Manmohan's family had migrated from Gah village in Chakwal district, now in Pakistan, to Amritsar. He came with a formidable reputation for scholarship. He had won a stipend to do his tripos from St John's College, Cambridge. He topped with a first class first and took a teaching job with Punjab University, Chandigarh. His parents were looking out for a suitable bride for him. Hers were looking for a suitable match for their third daughter. Both were Kohlis, a sub-sect of Kukrains, comprising Anands, Chaddhas, Sahnis and some others, who prefer to marry within the biradari.
They got engaged without ever having seen each other, but were allowed to meet after the engagement. They got married in 1958. No time was wasted on romance. Their first child was on the way almost immediately after their marriage.
The couple liked life in Chandigarh. They built themselves a small villa with a garden space in Sector 11, within walking distance of the university campus, and planned to settle there. That was not to be. In 1961 Manmohan got a scholarship to do a doctorate from Nuffield College, Oxford. This time, he took his wife and baby daughter with him.
I asked her whether she joined some institution for further studies. "No," she replied, "we always had a stream of relatives and friends descending on us. All my time was taken up making chapatis and cooking dal. Whether it was Oxford, Chandigarh, New York, Bombay, Delhi or elsewhere, for me it was the kitchen."
Though the cliche describes the wife as the better half, a more fitting description for Gursharan would be to say that she played second fiddle—caretaker and cook for her husband and three daughters. Though she did not go to a finishing school, she imbibed some western sophistication when Manmohan was with UNCTAD in New York for three years, professor at the Delhi School of Economics for three years, governor of the Reserve Bank of India in Bombay, and finance minister, before becoming the prime minister of India. But the image of Gursharan as just a housewife would be deceptive: she is also the power behind the throne.

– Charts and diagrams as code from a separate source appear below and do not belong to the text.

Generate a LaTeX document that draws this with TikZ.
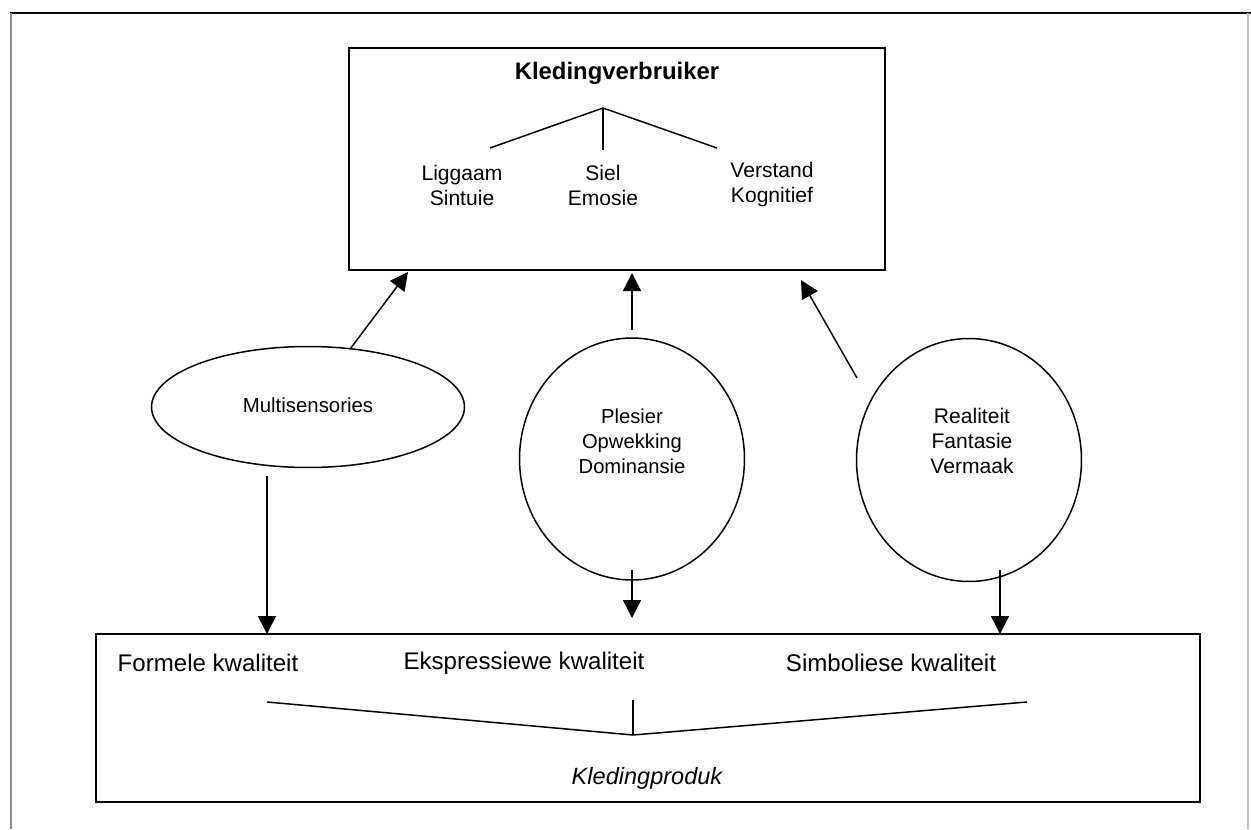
\documentclass[tikz,border=0pt]{standalone}
\usepackage{fontspec}
\setmainfont{Liberation Sans}
\usetikzlibrary{calc, positioning, arrows.meta, shapes.geometric}
\tikzset{
	line width = .85pt,
	>={Triangle[length=.36cm, width=.36cm]},
	font = \fontsize{12}{14.2}\selectfont,
	box/.style={
		draw,
		rectangle,
		line width=1.1pt,
		inner sep=0pt
	},
	blob/.style={
		draw,
		ellipse,
		line width=.85pt,
		inner sep=0pt
	},
	label text/.style={
		align=center,
		inner sep=0pt
	},
	quality/.style={
		label text,
		font=\fontsize{13.7}{16}\selectfont
	},
	arrow/.style={
		->,
		line width=.85pt
	},
	leg/.style={
		line width=.85pt
	}
}

\begin{document}
\begin{tikzpicture}[x=0.02cm, y=0.02cm]
\useasboundingbox (0,0) rectangle (1251,-829);

% ---
% Frame
% ---
\draw[line width=1.2pt] (10,-13) -- (1251,-13);
\draw[line width=.8pt, black!45] (11,-13) -- (11,-829);
\draw[line width=.8pt, black!25] (1248,-13) -- (1248,-829);

% ---
% Consumer
% ---
\node[box, minimum width=10.72cm, minimum height=4.44cm] (verbruiker) at (617,-159) {};
\node[label text, font=\fontsize{13.6}{16}\selectfont\bfseries] (titel) at (617,-73) {Kledingverbruiker};
\coordinate (top) at (603,-108);
\node[label text] (liggaam) at (462,-185) {Liggaam\\Sintuie};
\node[label text] (siel) at (603,-185) {Siel\\Emosie};
\node[label text] (verstand) at (772,-185) {Verstand\\Kognitief};
\coordinate (leg-liggaam) at (490,-148);
\coordinate (leg-siel) at (603,-150);
\coordinate (leg-verstand) at (717,-148);
\foreach \i in {liggaam,siel,verstand} {
	\draw[leg] (top) -- (leg-\i);
};

% ---
% Experiences
% ---
\node[blob, minimum width=6.26cm, minimum height=2.42cm] (multi) at (308,-407) {};
\node[label text, font=\fontsize{11.6}{13.5}\selectfont] (multi-label) at (308,-405) {Multisensories};
\node[blob, minimum width=4.5cm, minimum height=4.84cm] (plesier) at (632,-459) {};
\node[label text, font=\fontsize{11.5}{14.2}\selectfont] (plesier-label) at (632,-441) {Plesier\\Opwekking\\Dominansie};
\node[blob, minimum width=4.5cm, minimum height=4.86cm] (realiteit) at (969,-460) {};
\node[label text] (realiteit-label) at (972,-441) {Realiteit\\Fantasie\\Vermaak};

% ---
% Product
% ---
\node[box, minimum width=22.08cm, minimum height=3.36cm] (produk) at (648,-718) {};
\node[quality] (formeel) at (208,-663) {Formele kwaliteit};
\node[quality] (ekspressief) at (524,-663) {Ekspressiewe kwaliteit};
\node[quality] (simbolies) at (891,-663) {Simboliese kwaliteit};
\node[quality, font=\fontsize{13.4}{16}\selectfont\itshape] (kledingproduk) at (647,-778) {Kledingproduk};
\coordinate (bottom) at (633,-735);
\draw[leg] (267,-702) -- (bottom) -- (1027,-702);
\draw[leg] (633,-700) -- (bottom);

% ---
% Arrows
% ---
\coordinate (up-multi) at (408,-272);
\coordinate (up-plesier) at (632,-273);
\coordinate (up-realiteit) at (801,-280);
\coordinate (from-multi) at (267,-476);
\coordinate (from-plesier-up) at (632,-330);
\coordinate (from-plesier-down) at (632,-570);
\coordinate (from-realiteit-up) at (857,-378);
\coordinate (from-realiteit-down) at (1000,-570);
\coordinate (down-multi) at (267,-634);
\coordinate (down-plesier) at (632,-618);
\coordinate (down-realiteit) at (1000,-634);

\draw[arrow] (multi.54) -- (up-multi);
\draw[arrow] (from-plesier-up) -- (up-plesier);
\draw[arrow] (from-realiteit-up) -- (up-realiteit);
\draw[arrow] (from-multi) -- (down-multi);
\draw[arrow] (from-plesier-down) -- (down-plesier);
\draw[arrow] (from-realiteit-down) -- (down-realiteit);
\end{tikzpicture}
\end{document}
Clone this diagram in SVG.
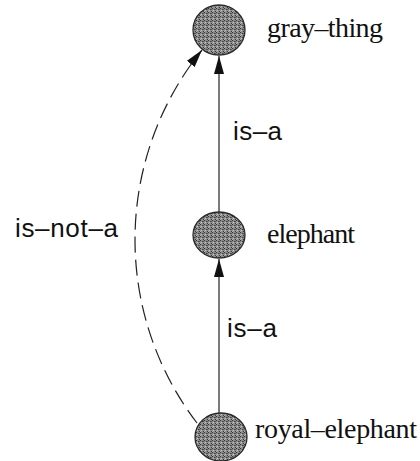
<svg xmlns="http://www.w3.org/2000/svg" width="420" height="461" viewBox="0 0 420 461">
  <style>
    .node { fill: url(#stipple); stroke: #2a2a2a; stroke-width: 1.3; }
    .lbl { font-family: "Liberation Serif", "Times New Roman", serif; font-size: 28px; fill: #111; }
    .elbl { font-family: "Liberation Sans", Arial, sans-serif; font-size: 26px; fill: #111; }
    .edge { fill: none; stroke: #222; stroke-width: 1.2; }
    .dashed { stroke-dasharray: 16 7; }
  </style>
  <defs>
    <pattern id="stipple" width="4" height="4" patternUnits="userSpaceOnUse">
      <rect width="4" height="4" fill="#8c8c8c"/>
      <rect x="0" y="0" width="1" height="1" fill="#333"/>
      <rect x="2" y="1" width="1" height="1" fill="#404040"/>
      <rect x="1" y="2" width="1" height="1" fill="#c8c8c8"/>
      <rect x="3" y="3" width="1" height="1" fill="#3a3a3a"/>
      <rect x="3" y="1" width="1" height="1" fill="#5a5a5a"/>
      <rect x="0" y="3" width="1" height="1" fill="#b0b0b0"/>
    </pattern>
    <marker id="arrow" markerUnits="userSpaceOnUse" markerWidth="18" markerHeight="10" refX="18" refY="5" orient="auto">
      <path d="M0,0 L18,5 L0,10 z" fill="#111"/>
    </marker>
  </defs>

  <g id="connectors">
    <line class="edge" x1="219" y1="212" x2="219" y2="56" marker-end="url(#arrow)"/>
    <line class="edge" x1="219" y1="413" x2="219" y2="259" marker-end="url(#arrow)"/>
    <path class="edge dashed" d="M197,423 A302,302 0 0 1 202,50" marker-end="url(#arrow)"/>
    <text class="elbl" x="233" y="140" textLength="49">is–a</text>
    <text class="elbl" x="227" y="337" textLength="50">is–a</text>
    <text class="elbl" x="15" y="237" textLength="103">is–not–a</text>
  </g>

  <g id="gray-thing">
    <ellipse class="node" cx="219" cy="30" rx="26" ry="25"/>
    <text class="lbl" x="267" y="37" textLength="116">gray–thing</text>
  </g>
  <g id="elephant">
    <ellipse class="node" cx="219" cy="235" rx="26" ry="23"/>
    <text class="lbl" x="267" y="243" textLength="88">elephant</text>
  </g>
  <g id="royal-elephant">
    <ellipse class="node" cx="221" cy="437" rx="26" ry="24"/>
    <text class="lbl" x="255" y="438" textLength="162">royal–elephant</text>
  </g>
</svg>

The two make an ideal couple in the Indian tradition: strictly loyal to each other, with an abiding faith in their Gurus and religious traditions. I asked her whether she had ever questioned the existence of God. She looked uneasy and replied: "How can anyone? Our Gurus taught us to believe in God." I changed the subject.
"How did you take to Upinder's decision to marry a Hindu?" I asked. She conceded that they resisted it initially, but gave in because she was quite determined to marry him and he was a nice person.
When Manmohan was back at the Delhi School of Economics, they bought a flat in Ashok Vihar, a congested, middle-class colony. There was a peepal tree across the road which soon had a temple built around it—clanging bells, conch shells blowing, hymns being chanted almost round the clock. "We could not work or sleep. So we gave it to Upinder and her husband and shifted to a professor's quarters at the Delhi School of Economics. We were lucky. In November 1984, a mob of goondas tried to set fire to it, shouting: 'Sikh ka makaan hai, jalaa do.' Vijay Tankha stepped out and confronted the mob, shouting back: 'This is my house. I am a Hindu.' The mob didn't touch it."
"Kum aa gaya Hindu jamaee—so the Hindu son-in-law came in handy," I said. She laughed, "Haan kum aa gaya."
It is their religion that has taught them the virtues of humility and uncompromising honesty. It is hard to believe that after the positions he has held, all they own today is their little home in Chandigarh and a DDA flat in Delhi. (He bought an apartment in Guwahati only to qualify as a voter and be elected to the Rajya Sabha.)
It is harder to believe that with a modest education, Gursharan Kaur is able to discharge the duties expected to be performed by the wife of a prime minister with such accomplishment and grace. She is a person of great dignity, speaks very well in Hindi, Punjabi and English, exudes warmth, and makes everyone feel comfortable.
The interview lasted over an hour. I ran out of questions. She asked me: "Can I leave now?"
"This time I did not ask you to go," I replied.